What to produce
Take the line containing "Generate a component", the line containing "import * as", and all lines between them, and transcribe them exactly. Leave out pictures.

Input for this task

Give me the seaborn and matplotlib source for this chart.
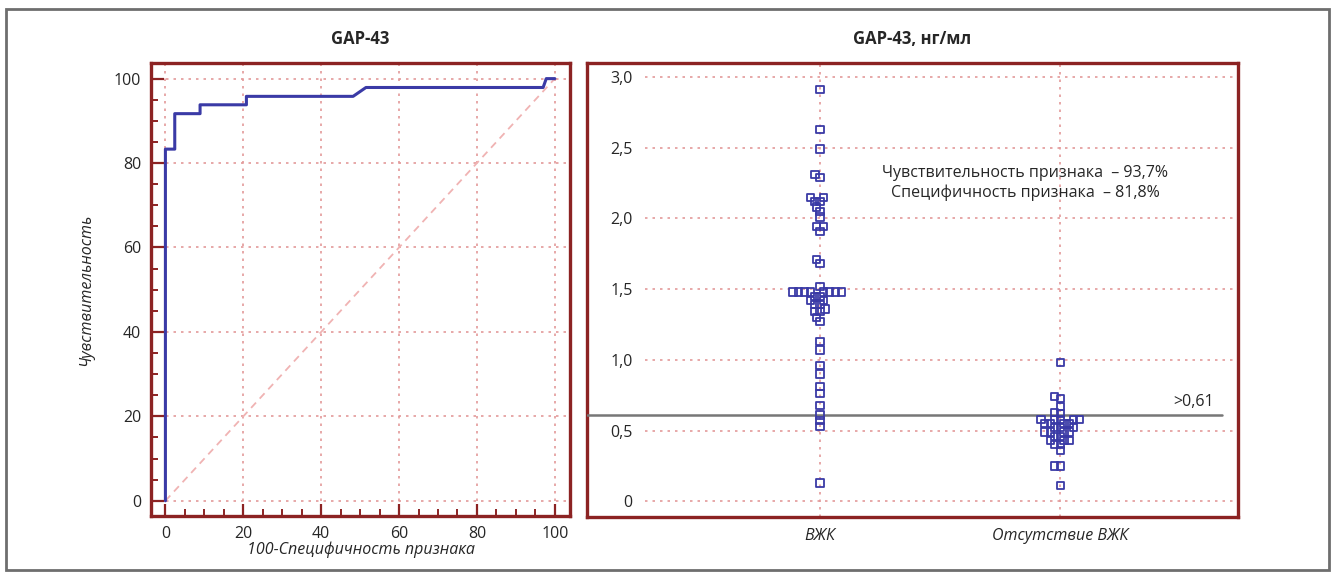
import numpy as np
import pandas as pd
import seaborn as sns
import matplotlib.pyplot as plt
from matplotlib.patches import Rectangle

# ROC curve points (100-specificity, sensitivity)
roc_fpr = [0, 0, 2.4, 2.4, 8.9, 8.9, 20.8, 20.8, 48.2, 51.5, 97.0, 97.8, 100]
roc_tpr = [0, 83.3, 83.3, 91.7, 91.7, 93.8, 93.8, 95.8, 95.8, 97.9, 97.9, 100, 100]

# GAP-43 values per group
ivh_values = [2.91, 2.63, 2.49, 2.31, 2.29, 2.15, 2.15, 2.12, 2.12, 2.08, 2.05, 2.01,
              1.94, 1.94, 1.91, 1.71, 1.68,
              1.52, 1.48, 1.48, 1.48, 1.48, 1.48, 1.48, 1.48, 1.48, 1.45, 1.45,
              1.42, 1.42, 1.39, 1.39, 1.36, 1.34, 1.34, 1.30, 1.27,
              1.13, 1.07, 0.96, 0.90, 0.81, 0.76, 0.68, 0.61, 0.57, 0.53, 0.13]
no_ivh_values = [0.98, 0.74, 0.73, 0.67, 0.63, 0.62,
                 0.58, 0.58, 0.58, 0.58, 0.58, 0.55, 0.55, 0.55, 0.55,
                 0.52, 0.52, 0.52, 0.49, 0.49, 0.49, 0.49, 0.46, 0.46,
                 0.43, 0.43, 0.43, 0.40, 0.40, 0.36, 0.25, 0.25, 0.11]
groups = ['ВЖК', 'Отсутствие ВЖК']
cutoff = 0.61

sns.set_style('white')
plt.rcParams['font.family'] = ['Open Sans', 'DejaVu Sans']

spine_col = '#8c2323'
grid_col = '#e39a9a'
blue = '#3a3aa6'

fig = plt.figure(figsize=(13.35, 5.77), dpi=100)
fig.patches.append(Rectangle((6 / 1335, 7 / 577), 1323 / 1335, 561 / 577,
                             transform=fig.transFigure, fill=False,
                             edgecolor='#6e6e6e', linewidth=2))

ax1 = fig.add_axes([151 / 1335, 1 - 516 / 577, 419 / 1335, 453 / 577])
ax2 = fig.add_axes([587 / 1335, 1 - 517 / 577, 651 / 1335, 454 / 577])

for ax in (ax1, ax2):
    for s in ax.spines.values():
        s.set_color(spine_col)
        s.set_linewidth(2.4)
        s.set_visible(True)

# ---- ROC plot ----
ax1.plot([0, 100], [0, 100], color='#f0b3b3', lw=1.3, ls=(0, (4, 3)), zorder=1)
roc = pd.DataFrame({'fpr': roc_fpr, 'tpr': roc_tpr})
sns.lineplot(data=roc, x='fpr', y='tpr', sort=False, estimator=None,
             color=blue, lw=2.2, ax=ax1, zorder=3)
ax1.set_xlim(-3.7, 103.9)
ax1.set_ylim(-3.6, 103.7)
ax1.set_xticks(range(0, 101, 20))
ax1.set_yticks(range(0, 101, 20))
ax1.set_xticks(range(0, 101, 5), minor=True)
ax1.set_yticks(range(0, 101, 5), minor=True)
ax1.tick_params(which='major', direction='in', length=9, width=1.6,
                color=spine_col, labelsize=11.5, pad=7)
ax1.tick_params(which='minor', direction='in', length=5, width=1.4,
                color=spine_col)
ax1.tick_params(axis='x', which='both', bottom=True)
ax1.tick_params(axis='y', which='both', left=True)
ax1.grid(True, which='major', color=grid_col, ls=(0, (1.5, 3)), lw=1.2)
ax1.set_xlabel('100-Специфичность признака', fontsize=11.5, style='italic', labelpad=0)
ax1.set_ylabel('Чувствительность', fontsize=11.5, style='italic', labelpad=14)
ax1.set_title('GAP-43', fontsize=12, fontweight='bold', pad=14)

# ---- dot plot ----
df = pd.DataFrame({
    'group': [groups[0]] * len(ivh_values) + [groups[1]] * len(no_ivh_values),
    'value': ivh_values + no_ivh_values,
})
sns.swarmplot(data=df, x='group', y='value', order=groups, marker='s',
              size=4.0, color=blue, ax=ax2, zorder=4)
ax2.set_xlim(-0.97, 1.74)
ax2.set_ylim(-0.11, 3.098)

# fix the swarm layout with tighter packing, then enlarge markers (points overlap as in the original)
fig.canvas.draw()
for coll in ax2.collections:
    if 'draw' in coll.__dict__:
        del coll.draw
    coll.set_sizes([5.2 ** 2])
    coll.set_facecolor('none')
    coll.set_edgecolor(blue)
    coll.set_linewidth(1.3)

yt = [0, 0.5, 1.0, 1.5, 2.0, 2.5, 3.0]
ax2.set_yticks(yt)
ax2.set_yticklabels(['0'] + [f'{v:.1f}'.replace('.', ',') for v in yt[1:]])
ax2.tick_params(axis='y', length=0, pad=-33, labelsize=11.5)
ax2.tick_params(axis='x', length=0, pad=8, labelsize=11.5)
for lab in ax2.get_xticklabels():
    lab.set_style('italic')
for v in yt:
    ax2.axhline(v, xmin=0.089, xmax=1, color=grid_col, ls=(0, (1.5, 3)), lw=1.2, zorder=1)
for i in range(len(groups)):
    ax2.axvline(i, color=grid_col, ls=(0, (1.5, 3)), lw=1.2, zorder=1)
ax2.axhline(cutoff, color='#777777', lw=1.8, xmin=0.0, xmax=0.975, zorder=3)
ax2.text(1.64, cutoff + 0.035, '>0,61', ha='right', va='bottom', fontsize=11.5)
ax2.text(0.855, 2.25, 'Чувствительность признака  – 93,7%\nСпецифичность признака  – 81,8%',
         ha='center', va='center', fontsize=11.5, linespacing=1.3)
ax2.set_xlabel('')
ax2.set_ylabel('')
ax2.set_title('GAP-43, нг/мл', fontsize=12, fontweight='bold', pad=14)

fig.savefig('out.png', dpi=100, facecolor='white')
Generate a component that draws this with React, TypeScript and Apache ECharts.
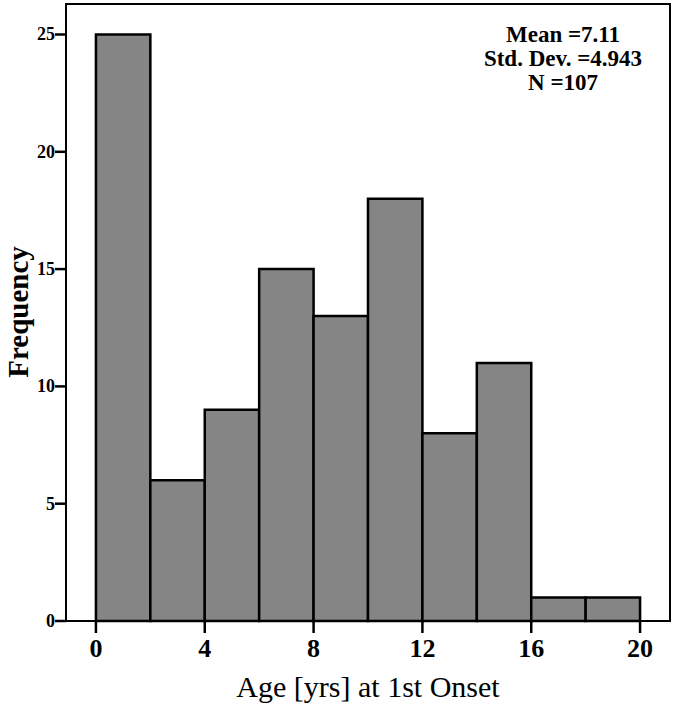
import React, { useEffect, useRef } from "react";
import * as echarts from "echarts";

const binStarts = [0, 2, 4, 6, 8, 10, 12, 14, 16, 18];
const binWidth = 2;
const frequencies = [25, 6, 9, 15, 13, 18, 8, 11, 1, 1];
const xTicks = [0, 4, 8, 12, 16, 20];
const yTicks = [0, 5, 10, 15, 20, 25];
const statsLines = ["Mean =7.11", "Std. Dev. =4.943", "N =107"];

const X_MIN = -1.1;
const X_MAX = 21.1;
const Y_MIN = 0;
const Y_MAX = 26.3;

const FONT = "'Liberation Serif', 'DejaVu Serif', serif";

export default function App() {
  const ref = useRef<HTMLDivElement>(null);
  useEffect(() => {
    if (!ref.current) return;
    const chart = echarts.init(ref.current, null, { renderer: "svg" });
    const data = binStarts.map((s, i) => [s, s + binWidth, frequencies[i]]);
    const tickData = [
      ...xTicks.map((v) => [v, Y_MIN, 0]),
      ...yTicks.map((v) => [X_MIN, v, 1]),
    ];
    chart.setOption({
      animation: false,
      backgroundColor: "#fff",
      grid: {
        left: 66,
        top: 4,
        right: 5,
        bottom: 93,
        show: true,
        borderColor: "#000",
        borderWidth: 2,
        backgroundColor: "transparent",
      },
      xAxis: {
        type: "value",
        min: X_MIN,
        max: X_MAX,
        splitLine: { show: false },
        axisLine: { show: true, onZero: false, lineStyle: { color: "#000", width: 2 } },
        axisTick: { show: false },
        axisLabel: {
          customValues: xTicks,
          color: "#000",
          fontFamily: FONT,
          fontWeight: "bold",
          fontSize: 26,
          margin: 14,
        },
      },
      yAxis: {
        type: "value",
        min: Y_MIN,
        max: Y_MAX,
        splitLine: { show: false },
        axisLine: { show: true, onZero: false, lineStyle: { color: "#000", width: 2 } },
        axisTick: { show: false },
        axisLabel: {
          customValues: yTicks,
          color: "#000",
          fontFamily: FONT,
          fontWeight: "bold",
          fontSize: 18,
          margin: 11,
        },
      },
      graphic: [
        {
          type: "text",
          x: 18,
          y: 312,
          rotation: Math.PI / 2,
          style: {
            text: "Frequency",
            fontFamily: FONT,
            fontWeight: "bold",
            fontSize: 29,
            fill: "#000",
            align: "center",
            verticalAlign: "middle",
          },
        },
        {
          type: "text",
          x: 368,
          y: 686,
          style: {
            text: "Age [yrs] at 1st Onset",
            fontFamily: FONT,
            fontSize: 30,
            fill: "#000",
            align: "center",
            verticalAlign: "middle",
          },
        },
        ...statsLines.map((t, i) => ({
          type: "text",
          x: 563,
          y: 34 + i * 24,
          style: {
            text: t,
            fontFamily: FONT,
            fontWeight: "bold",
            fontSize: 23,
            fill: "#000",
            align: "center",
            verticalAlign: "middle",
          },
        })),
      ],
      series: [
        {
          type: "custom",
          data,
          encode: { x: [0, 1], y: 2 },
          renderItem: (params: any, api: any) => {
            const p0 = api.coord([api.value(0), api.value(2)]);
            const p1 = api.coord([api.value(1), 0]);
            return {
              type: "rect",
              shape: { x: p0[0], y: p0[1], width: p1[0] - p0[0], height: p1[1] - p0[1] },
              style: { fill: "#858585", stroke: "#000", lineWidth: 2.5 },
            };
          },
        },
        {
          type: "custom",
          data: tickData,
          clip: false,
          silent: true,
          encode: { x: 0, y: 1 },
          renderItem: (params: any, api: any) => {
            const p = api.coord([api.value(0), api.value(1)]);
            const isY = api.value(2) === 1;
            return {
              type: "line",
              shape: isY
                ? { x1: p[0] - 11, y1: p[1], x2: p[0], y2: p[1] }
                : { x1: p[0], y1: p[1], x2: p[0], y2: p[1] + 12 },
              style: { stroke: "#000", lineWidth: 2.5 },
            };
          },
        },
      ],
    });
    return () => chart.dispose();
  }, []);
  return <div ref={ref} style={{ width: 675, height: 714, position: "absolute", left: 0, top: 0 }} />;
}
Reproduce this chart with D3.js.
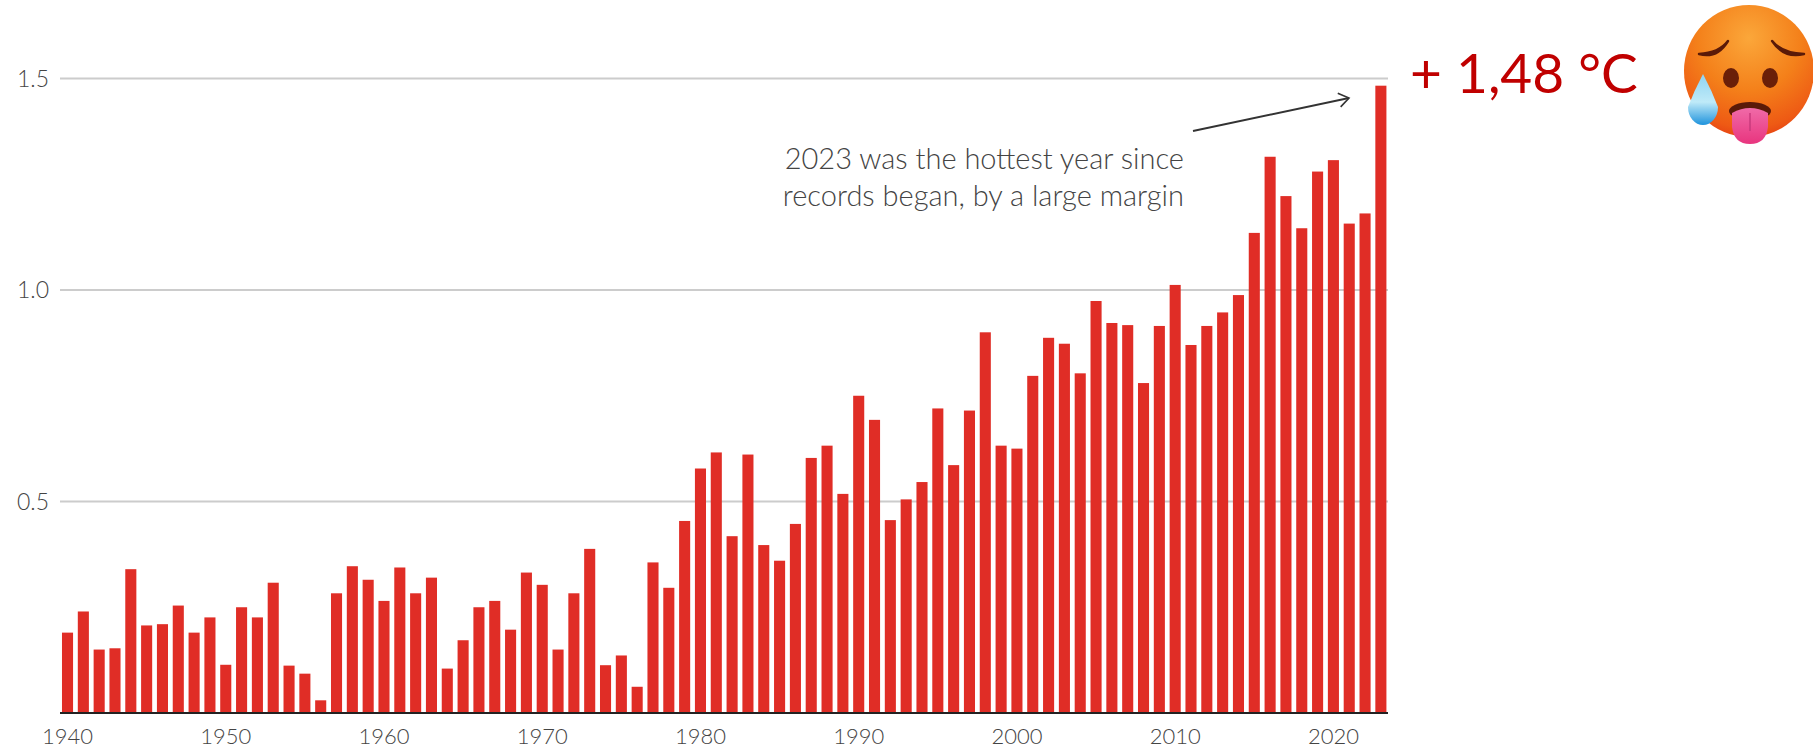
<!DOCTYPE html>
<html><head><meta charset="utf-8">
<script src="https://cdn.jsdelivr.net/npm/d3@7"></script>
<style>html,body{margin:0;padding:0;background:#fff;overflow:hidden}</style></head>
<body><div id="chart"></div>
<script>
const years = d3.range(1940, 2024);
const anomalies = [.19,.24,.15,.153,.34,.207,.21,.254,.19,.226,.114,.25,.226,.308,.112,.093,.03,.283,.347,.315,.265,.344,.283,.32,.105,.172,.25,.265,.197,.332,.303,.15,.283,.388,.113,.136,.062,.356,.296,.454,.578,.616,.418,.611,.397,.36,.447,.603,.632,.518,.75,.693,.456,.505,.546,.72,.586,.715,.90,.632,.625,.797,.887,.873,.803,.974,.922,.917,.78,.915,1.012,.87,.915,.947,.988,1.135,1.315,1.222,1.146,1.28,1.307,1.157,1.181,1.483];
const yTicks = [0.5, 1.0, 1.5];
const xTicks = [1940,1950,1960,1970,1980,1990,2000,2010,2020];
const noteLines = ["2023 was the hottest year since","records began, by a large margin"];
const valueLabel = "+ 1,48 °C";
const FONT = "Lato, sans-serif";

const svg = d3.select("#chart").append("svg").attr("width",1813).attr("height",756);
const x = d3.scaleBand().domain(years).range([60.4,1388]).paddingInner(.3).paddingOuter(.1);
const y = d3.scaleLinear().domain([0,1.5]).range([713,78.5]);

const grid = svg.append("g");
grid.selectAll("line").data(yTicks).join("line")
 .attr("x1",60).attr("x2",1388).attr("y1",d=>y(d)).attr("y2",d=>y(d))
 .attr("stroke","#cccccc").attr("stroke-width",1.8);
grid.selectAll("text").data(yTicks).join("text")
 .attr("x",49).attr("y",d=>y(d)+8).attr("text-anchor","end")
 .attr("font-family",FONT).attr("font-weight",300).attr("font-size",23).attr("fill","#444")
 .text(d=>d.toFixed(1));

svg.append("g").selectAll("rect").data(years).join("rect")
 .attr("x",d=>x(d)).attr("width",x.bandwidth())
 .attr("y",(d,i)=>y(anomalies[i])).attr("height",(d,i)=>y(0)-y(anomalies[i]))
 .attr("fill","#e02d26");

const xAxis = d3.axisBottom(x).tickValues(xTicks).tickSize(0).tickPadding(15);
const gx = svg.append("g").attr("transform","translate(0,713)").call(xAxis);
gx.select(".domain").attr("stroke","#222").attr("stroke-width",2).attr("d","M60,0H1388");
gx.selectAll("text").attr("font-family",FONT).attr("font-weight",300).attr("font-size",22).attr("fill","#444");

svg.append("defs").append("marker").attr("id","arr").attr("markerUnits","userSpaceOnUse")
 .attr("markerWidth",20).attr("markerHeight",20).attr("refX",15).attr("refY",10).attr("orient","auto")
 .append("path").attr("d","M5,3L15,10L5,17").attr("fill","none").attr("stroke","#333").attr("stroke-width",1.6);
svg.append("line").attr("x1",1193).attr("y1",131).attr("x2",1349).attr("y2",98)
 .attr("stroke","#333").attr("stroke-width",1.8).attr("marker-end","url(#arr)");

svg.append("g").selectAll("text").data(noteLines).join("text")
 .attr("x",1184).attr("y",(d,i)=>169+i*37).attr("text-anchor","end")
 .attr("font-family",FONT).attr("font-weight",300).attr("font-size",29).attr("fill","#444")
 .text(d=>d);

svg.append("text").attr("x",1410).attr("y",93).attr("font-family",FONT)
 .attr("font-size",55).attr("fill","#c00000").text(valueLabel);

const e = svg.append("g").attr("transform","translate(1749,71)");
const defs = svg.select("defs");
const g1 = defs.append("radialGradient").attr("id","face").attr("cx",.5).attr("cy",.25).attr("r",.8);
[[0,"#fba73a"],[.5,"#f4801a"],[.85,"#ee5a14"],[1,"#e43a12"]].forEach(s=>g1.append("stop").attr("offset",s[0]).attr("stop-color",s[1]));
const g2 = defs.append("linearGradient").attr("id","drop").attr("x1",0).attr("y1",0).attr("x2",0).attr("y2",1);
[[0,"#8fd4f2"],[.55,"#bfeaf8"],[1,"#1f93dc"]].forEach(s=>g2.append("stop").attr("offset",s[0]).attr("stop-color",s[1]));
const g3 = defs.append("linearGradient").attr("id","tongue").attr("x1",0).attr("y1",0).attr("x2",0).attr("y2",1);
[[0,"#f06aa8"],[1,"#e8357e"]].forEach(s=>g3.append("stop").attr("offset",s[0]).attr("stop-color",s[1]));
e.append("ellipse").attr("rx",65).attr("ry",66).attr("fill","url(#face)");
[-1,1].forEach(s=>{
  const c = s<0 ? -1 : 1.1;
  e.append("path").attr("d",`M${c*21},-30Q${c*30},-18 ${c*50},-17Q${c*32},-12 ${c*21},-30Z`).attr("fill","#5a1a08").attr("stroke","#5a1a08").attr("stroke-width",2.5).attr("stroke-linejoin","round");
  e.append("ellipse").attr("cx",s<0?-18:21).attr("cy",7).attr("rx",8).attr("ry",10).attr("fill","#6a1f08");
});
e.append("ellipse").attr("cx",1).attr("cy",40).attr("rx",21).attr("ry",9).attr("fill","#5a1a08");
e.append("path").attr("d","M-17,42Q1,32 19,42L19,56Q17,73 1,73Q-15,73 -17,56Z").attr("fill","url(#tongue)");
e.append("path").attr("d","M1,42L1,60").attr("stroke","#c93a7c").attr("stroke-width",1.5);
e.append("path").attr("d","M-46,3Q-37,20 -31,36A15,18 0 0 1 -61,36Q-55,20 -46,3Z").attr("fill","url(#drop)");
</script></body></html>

Response to this task
Generate a component that draws this with React, TypeScript and Apache ECharts.
import React, { useEffect, useRef } from "react";
import * as echarts from "echarts";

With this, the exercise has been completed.